■ Dataset content ■
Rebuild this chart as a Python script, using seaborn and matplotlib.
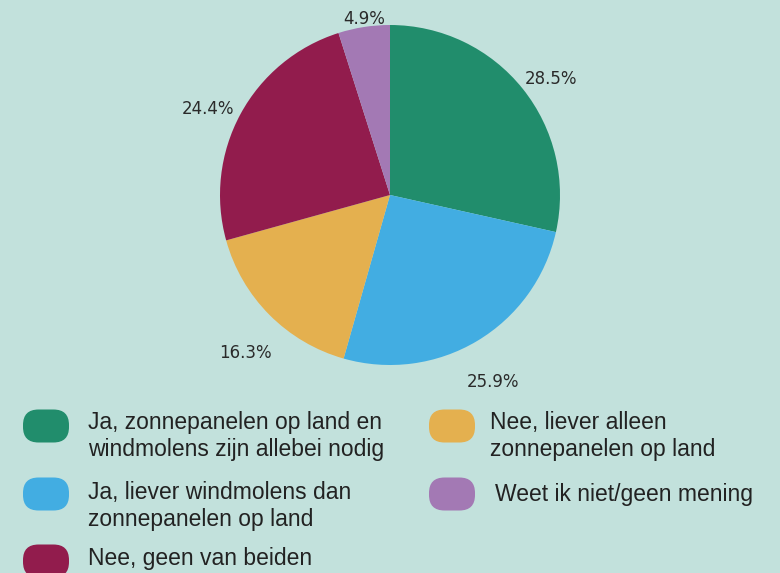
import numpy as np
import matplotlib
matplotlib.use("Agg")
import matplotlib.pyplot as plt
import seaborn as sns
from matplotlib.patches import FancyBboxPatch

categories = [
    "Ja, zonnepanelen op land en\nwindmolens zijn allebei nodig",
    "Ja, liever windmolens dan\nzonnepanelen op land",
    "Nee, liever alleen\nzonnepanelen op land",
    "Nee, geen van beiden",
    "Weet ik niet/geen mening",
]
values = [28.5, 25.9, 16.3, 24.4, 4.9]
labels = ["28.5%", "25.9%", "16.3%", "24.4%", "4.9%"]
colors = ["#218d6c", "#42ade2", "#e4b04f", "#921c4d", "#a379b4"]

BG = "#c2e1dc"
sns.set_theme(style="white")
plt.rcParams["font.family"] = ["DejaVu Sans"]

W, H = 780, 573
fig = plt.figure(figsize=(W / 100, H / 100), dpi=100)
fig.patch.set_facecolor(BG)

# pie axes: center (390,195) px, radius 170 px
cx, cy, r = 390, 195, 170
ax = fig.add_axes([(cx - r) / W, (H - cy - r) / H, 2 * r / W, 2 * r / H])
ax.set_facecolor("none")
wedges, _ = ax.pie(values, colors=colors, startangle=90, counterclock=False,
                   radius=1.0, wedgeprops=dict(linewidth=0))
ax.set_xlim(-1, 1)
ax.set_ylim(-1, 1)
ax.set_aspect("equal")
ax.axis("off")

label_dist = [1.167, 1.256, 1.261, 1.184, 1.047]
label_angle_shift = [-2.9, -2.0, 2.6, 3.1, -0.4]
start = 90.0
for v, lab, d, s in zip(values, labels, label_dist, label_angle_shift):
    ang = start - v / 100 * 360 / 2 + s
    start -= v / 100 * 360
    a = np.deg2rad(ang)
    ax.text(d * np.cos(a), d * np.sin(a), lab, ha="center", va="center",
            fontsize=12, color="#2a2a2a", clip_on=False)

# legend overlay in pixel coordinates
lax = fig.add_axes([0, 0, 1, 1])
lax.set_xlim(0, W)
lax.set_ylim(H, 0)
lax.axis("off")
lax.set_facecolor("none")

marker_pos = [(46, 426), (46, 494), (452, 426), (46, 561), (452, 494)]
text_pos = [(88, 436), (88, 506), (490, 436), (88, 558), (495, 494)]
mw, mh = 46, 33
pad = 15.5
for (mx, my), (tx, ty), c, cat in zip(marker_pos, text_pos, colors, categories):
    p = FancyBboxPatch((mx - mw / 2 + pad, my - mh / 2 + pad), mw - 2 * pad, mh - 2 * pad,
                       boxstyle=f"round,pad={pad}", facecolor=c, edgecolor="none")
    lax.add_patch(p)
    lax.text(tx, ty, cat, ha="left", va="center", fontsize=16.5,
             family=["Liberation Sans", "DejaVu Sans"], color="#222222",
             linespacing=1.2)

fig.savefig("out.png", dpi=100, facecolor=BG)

■ Exercise instructions ■
Look at the listing and set down only the lines from its start through the line with "from matplotlib.patches import FancyBboxPatch", word for word and without pictures.

■ Full response ■
Rebuild this chart as a Python script, using seaborn and matplotlib.
import numpy as np
import matplotlib
matplotlib.use("Agg")
import matplotlib.pyplot as plt
import seaborn as sns
from matplotlib.patches import FancyBboxPatch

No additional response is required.